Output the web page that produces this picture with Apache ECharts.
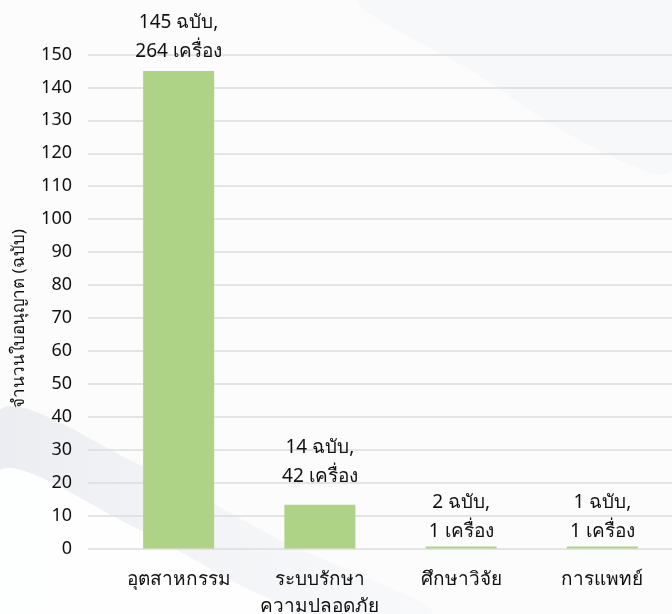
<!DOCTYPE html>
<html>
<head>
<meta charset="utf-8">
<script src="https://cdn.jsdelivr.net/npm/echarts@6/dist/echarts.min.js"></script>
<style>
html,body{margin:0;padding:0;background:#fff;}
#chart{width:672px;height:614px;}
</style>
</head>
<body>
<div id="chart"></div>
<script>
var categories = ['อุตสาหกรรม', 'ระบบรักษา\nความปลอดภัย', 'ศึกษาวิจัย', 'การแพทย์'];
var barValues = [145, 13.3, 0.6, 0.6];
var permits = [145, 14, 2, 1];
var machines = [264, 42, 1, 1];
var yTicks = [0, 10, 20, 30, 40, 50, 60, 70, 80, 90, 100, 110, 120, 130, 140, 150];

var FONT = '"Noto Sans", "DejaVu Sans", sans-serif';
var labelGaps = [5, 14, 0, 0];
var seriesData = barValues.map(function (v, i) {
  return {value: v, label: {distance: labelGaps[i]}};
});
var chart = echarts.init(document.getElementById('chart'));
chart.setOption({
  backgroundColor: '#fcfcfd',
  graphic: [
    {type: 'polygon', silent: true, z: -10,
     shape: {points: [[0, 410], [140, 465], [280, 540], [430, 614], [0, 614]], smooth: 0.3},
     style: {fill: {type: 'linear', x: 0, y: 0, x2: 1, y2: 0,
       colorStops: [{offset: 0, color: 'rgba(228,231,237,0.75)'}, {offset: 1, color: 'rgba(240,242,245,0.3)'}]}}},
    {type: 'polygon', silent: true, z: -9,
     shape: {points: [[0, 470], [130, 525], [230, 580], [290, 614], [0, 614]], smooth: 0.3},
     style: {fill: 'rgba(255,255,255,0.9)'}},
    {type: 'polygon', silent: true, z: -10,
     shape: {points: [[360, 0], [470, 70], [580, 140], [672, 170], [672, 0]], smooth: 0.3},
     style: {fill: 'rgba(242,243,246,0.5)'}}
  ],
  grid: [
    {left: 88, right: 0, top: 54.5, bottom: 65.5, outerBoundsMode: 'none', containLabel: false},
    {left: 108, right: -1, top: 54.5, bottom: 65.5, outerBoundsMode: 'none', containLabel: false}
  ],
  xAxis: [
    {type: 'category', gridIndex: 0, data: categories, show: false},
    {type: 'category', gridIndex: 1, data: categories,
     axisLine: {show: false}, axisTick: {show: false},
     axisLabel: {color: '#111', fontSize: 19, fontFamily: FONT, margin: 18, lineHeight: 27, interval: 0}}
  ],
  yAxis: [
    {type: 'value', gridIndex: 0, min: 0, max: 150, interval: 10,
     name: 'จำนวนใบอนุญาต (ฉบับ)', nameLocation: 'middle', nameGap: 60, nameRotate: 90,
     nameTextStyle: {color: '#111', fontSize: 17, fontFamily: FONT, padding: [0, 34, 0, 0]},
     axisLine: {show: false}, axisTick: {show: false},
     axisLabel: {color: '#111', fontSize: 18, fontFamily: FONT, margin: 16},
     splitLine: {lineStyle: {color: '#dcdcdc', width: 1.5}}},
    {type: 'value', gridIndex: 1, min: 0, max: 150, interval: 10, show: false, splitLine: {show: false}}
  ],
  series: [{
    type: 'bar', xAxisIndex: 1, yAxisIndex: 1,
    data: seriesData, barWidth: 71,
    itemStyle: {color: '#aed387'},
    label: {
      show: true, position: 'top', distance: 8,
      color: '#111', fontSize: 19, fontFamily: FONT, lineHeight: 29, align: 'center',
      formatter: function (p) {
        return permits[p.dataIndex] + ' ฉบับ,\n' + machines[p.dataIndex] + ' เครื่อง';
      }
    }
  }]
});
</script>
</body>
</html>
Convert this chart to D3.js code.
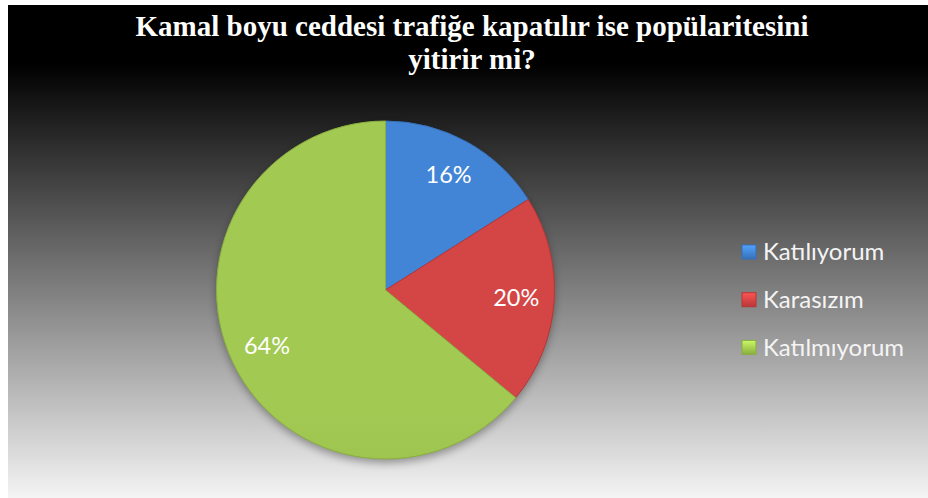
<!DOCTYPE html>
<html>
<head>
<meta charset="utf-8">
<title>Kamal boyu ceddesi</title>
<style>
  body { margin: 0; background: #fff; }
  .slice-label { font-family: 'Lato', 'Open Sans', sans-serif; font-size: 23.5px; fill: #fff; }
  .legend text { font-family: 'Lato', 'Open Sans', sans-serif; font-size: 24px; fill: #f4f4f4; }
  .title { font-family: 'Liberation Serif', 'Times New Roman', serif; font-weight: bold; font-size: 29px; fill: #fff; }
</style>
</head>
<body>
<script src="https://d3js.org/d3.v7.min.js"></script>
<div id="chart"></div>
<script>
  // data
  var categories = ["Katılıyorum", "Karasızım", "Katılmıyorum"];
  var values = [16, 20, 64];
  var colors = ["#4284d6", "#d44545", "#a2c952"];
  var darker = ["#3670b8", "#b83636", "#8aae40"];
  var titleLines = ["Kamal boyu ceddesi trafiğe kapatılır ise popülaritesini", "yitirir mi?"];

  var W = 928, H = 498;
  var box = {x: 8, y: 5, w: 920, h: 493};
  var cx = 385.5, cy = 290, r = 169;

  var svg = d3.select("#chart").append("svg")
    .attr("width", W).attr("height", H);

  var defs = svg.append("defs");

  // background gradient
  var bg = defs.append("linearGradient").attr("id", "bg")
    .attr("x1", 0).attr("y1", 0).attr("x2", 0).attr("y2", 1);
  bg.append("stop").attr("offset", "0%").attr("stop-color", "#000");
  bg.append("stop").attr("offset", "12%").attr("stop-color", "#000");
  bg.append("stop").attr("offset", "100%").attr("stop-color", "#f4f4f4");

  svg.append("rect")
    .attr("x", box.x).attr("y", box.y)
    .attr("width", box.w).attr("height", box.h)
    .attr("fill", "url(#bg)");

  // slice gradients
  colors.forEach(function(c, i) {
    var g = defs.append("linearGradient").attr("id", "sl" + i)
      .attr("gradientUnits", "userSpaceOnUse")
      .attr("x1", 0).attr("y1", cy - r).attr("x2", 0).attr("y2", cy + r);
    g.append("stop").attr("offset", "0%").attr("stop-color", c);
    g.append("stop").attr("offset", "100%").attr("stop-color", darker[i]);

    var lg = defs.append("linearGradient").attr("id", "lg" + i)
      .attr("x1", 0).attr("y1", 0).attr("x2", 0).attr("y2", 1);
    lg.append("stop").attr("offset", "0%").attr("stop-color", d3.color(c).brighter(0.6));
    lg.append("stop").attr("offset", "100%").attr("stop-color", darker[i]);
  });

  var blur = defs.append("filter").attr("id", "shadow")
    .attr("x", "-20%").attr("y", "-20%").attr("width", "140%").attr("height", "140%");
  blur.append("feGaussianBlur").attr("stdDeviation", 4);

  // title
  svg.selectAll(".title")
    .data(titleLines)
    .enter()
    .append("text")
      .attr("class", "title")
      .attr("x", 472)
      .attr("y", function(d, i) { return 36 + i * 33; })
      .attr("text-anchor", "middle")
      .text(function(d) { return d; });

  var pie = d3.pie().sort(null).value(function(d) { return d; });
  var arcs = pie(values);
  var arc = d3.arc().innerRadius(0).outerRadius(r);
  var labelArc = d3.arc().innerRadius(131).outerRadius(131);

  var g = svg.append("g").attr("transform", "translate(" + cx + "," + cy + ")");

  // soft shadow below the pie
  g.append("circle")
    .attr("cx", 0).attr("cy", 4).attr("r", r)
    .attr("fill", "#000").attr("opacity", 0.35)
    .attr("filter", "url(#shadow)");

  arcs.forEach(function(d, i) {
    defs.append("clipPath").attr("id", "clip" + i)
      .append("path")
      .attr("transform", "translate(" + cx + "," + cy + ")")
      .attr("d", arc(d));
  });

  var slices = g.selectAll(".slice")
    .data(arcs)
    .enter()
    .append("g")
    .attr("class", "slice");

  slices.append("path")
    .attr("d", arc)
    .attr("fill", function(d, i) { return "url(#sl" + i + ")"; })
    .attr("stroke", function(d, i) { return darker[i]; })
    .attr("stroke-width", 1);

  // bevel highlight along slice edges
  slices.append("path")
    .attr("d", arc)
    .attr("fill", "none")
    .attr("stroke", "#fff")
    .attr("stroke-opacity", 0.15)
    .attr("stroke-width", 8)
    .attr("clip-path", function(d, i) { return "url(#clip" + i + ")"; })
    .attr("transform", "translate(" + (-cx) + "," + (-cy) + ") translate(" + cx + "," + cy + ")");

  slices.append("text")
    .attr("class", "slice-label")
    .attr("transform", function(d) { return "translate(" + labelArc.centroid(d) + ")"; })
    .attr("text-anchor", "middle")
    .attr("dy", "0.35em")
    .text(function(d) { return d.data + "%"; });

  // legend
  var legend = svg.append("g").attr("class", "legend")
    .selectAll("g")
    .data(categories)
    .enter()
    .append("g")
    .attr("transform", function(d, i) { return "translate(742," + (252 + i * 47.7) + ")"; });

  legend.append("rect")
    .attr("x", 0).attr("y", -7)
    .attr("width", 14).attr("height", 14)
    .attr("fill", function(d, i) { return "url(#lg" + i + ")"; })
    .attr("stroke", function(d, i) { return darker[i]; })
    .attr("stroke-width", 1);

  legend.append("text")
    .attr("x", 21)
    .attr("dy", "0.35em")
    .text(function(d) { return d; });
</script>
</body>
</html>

=== Written task ===
Keep only the lines that hold the string "this", and copy them out.

=== Answer ===
Output the web page that produces this picture with Apache ECharts.
Convert this chart to D3.js code.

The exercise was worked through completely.